Generally, a time delay between the launch of the short pulse from
the laser into the fiber 215 and its subsequent return indicates
the location from which the scatter signal is coming. By measuring
the strength of the Raman scattered signal as a function of the
time delay, it is possible to determine the temperature at any
point along the fiber 215. In other words, the measurement of the
Raman scattered signal relative to the time delay indicates the
temperature along the length of the sensor line 200.
[0039] In another embodiment, the sensor line 200 may include fiber
optic sensors (not shown) which utilize strain sensitive Bragg
grating (not shown) formed in a core of one or more optical fibers
215. The fiber optic sensors may be combination pressure and
temperature (P/T) sensors, similar to those described in detail in
commonly-owned U.S. Pat. No. 5,892,860, entitled "Multi-Parameter
Fiber Optic Sensor For Use In Harsh Environments", issued Apr. 6,
1999 and incorporated herein by reference. Further, for some
embodiments, the sensor line 200 may utilize a fiber optic
differential pressure sensor (not shown), velocity sensor (not
shown) or speed of sound sensor (not shown) similar to those
described in commonly-owned U.S. Pat. No. 6,354,147, entitled
"Fluid Parameter Measurement In Pipes Using Acoustic Pressures",
issued Mar. 12, 2002 and incorporated herein by reference. Bragg
grating-based sensors are suitable for use in very hostile and
remote environments, such as found downhole in wellbores.
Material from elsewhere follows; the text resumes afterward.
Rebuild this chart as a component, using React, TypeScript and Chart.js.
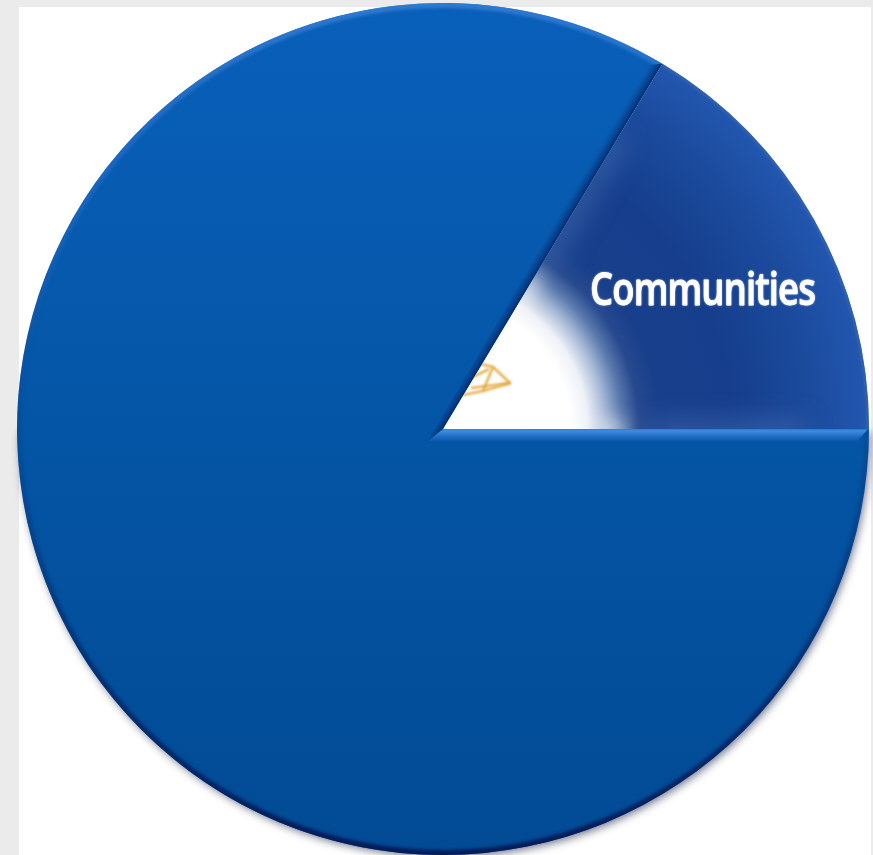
import React, { useEffect, useRef } from "react";
import { Chart, registerables } from "chart.js";

Chart.register(...registerables);

const categories = ["Communities", "Other"];
const shareValues = [16.4, 83.6];
const visibleLabels = ["Communities"];
const startRotation = 31;

const emblemStrokes = [
  [[26, -52], [38, -65], [50, -62], [67, -46], [40, -38], [20, -34]],
  [[50, -62], [40, -38]],
  [[30, -52], [46, -60]],
  [[28, -41], [67, -46]],
];

function sliceFill(c: any) {
  const area = c.chart.chartArea;
  if (!area) return "#0a5cb0";
  const g = c.chart.ctx;
  const cx = (area.left + area.right) / 2;
  const cy = (area.top + area.bottom) / 2;
  const R = (area.right - area.left) / 2;
  if (c.dataIndex === 0) {
    const rad = g.createRadialGradient(cx, cy, 0, cx, cy, R);
    rad.addColorStop(0, "#ffffff");
    rad.addColorStop(0.3, "#ffffff");
    rad.addColorStop(0.34, "#eef1f7");
    rad.addColorStop(0.38, "#a9bad7");
    rad.addColorStop(0.42, "#5a79ad");
    rad.addColorStop(0.46, "#27498f");
    rad.addColorStop(0.51, "#183f8b");
    rad.addColorStop(0.68, "#163e8c");
    rad.addColorStop(0.86, "#1b4a9c");
    rad.addColorStop(1, "#2257b0");
    return rad;
  }
  const lin = g.createLinearGradient(0, area.top, 0, area.bottom);
  lin.addColorStop(0, "#0960ba");
  lin.addColorStop(0.5, "#0455a5");
  lin.addColorStop(1, "#024a94");
  return lin;
}

function slicePath(g: CanvasRenderingContext2D, a: any) {
  g.beginPath();
  g.moveTo(a.x, a.y);
  g.arc(a.x, a.y, a.outerRadius, a.startAngle, a.endAngle);
  g.closePath();
}

// Soft drop shadow under the whole pie.
const pieShadow = {
  id: "pieShadow",
  beforeDatasetsDraw(chart: any) {
    const a = chart.getDatasetMeta(0).data[0];
    const g = chart.ctx;
    g.save();
    g.shadowColor = "rgba(15,25,60,0.6)";
    g.shadowBlur = 9;
    g.shadowOffsetX = 2;
    g.shadowOffsetY = 3;
    g.fillStyle = "#0a3f85";
    g.beginPath();
    g.arc(a.x, a.y, a.outerRadius - 1, 0, Math.PI);
    g.closePath();
    g.fill();
    g.restore();
  },
};

// Bevels, the small emblem and the slice caption.
const sliceDetails = {
  id: "sliceDetails",
  afterDatasetsDraw(chart: any) {
    const g: CanvasRenderingContext2D = chart.ctx;
    const [first, second] = chart.getDatasetMeta(0).data as any[];
    const { x, y, outerRadius: R } = first;
    const ax = Math.cos(first.startAngle);
    const ay = Math.sin(first.startAngle);

    // Highlighted slice: the pale centre trails out along the straight edges.
    g.save();
    slicePath(g, first);
    g.clip();
    g.save();
    g.filter = "blur(9px)";
    g.strokeStyle = "rgba(255,255,255,0.6)";
    g.lineWidth = 14;
    g.beginPath();
    g.moveTo(x + ax * 0.33 * R, y + ay * 0.33 * R);
    g.lineTo(x + ax * 0.43 * R, y + ay * 0.43 * R);
    g.moveTo(x + 0.36 * R, y);
    g.lineTo(x + 0.43 * R, y);
    g.stroke();
    g.restore();
    g.save();
    g.filter = "blur(13px)";
    g.strokeStyle = "rgba(70,112,180,0.7)";
    g.lineWidth = 18;
    g.beginPath();
    g.moveTo(x + ax * 0.45 * R, y + ay * 0.45 * R);
    g.lineTo(x + ax * 0.8 * R, y + ay * 0.8 * R);
    g.moveTo(x + 0.48 * R, y + 2);
    g.lineTo(x + 0.85 * R, y + 2);
    g.stroke();
    g.restore();
    g.save();
    g.filter = "blur(1.2px)";
    g.strokeStyle = "rgba(55,100,175,0.8)";
    g.lineWidth = 5;
    g.beginPath();
    g.arc(x, y, R, first.startAngle, first.endAngle);
    g.stroke();
    g.restore();
    g.strokeStyle = "rgba(226,165,50,0.85)";
    g.lineWidth = 2.6;
    g.lineJoin = "round";
    g.filter = "blur(0.9px)";
    for (const stroke of emblemStrokes) {
      g.beginPath();
      stroke.forEach(([dx, dy], i) => (i ? g.lineTo(x + dx, y + dy) : g.moveTo(x + dx, y + dy)));
      g.stroke();
    }
    g.restore();

    // Caption, narrowed to the slice's width.
    const mid = (first.startAngle + first.endAngle) / 2;
    const tx = x + Math.cos(mid) * R * 0.7;
    const ty = y + Math.sin(mid) * R * 0.7;
    g.save();
    g.font = "600 45px 'Open Sans'";
    (g as any).letterSpacing = "-1px";
    g.textAlign = "center";
    g.textBaseline = "alphabetic";
    g.fillStyle = "#ffffff";
    g.strokeStyle = "#ffffff";
    g.lineWidth = 0.9;
    g.lineJoin = "round";
    g.shadowColor = "rgba(255,255,255,0.55)";
    g.shadowBlur = 2;
    const squeeze = 225 / g.measureText(visibleLabels[0]).width;
    g.translate(tx, ty);
    g.scale(squeeze, 1);
    g.fillText(visibleLabels[0], 0, 23);
    g.strokeText(visibleLabels[0], 0, 23);
    g.restore();

    // Main slice: bevelled rim, lit from above.
    g.save();
    slicePath(g, second);
    g.clip();
    const rim = g.createLinearGradient(0, y - R, 0, y + R);
    rim.addColorStop(0, "rgba(60,130,215,0.75)");
    rim.addColorStop(0.28, "rgba(35,105,195,0.45)");
    rim.addColorStop(0.55, "rgba(5,50,120,0.25)");
    rim.addColorStop(0.8, "rgba(5,35,100,0.7)");
    rim.addColorStop(1, "rgba(5,25,85,0.95)");
    g.save();
    g.filter = "blur(1.5px)";
    g.strokeStyle = rim;
    g.lineWidth = 10;
    g.beginPath();
    g.arc(x, y, R, second.startAngle, second.endAngle);
    g.stroke();
    g.restore();

    // Lit horizontal bevel with mitred ends.
    const band = g.createLinearGradient(0, y - 1, 0, y + 12);
    band.addColorStop(0, "#1f549f");
    band.addColorStop(0.1, "#3585dc");
    band.addColorStop(0.25, "#3a8ae0");
    band.addColorStop(0.6, "#2470c6");
    band.addColorStop(0.9, "#0f5fb2");
    band.addColorStop(1, "#0a58a8");
    g.fillStyle = band;
    g.beginPath();
    g.moveTo(x, y - 1);
    g.lineTo(x + R, y - 1);
    g.lineTo(x + R - 12, y + 12);
    g.lineTo(x - 15, y + 12);
    g.closePath();
    g.fill();

    // Shaded bevel along the slanted edge.
    const nx = ay;
    const ny = -ax;
    const shade = g.createLinearGradient(x, y, x + nx * 12, y + ny * 12);
    shade.addColorStop(0, "rgba(4,40,105,0.95)");
    shade.addColorStop(0.5, "rgba(5,60,135,0.55)");
    shade.addColorStop(1, "rgba(8,85,165,0)");
    g.fillStyle = shade;
    g.beginPath();
    g.moveTo(x, y);
    g.lineTo(x + ax * R, y + ay * R);
    g.lineTo(x + ax * R + nx * 12 - ax * 8, y + ay * R + ny * 12 - ay * 8);
    g.lineTo(x - 15, y + 12);
    g.closePath();
    g.fill();
    g.restore();
  },
};

export default function App() {
  const ref = useRef<HTMLCanvasElement>(null);
  useEffect(() => {
    const chart = new Chart(ref.current!, {
      type: "pie",
      data: {
        labels: categories,
        datasets: [{ data: shareValues, backgroundColor: sliceFill, borderWidth: 0 }],
      },
      options: {
        animation: false,
        responsive: false,
        rotation: startRotation,
        layout: { padding: { left: 17, right: 4, top: 3, bottom: 0 } },
        plugins: { legend: { display: false }, tooltip: { enabled: false } },
      },
      plugins: [pieShadow, sliceDetails],
    });
    return () => chart.destroy();
  }, []);
  return (
    <div style={{ position: "fixed", left: 0, top: 0, width: 873, height: 855, overflow: "hidden", background: "#ebebeb" }}>
      <div style={{ position: "absolute", left: 19, top: 7, width: 852, height: 848, background: "#ffffff" }} />
      <canvas ref={ref} width={873} height={855} style={{ position: "absolute", left: 0, top: 0, display: "block" }} />
    </div>
  );
}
[0040] In operation, a tubular is placed in a wellbore. The tubular
having a first conduit operatively attached thereto, whereby the
first conduit extends substantially the entire length of the
tubular. Thereafter, the first conduit is aligned with a second
conduit operatively attached to a downhole component, such as a
sand screen. Next the first conduit and the second conduit are
attached to form a hydraulic connection therebetween and thus
creating a passageway therethrough. Subsequently, a sensor line,
such as a fiber in metal tube, is urged through the passageway.
[0041] While the foregoing is directed to embodiments of the
present invention, other and further embodiments of the invention
may be devised without departing from the basic scope thereof, and
the scope thereof is determined by the claims that follow.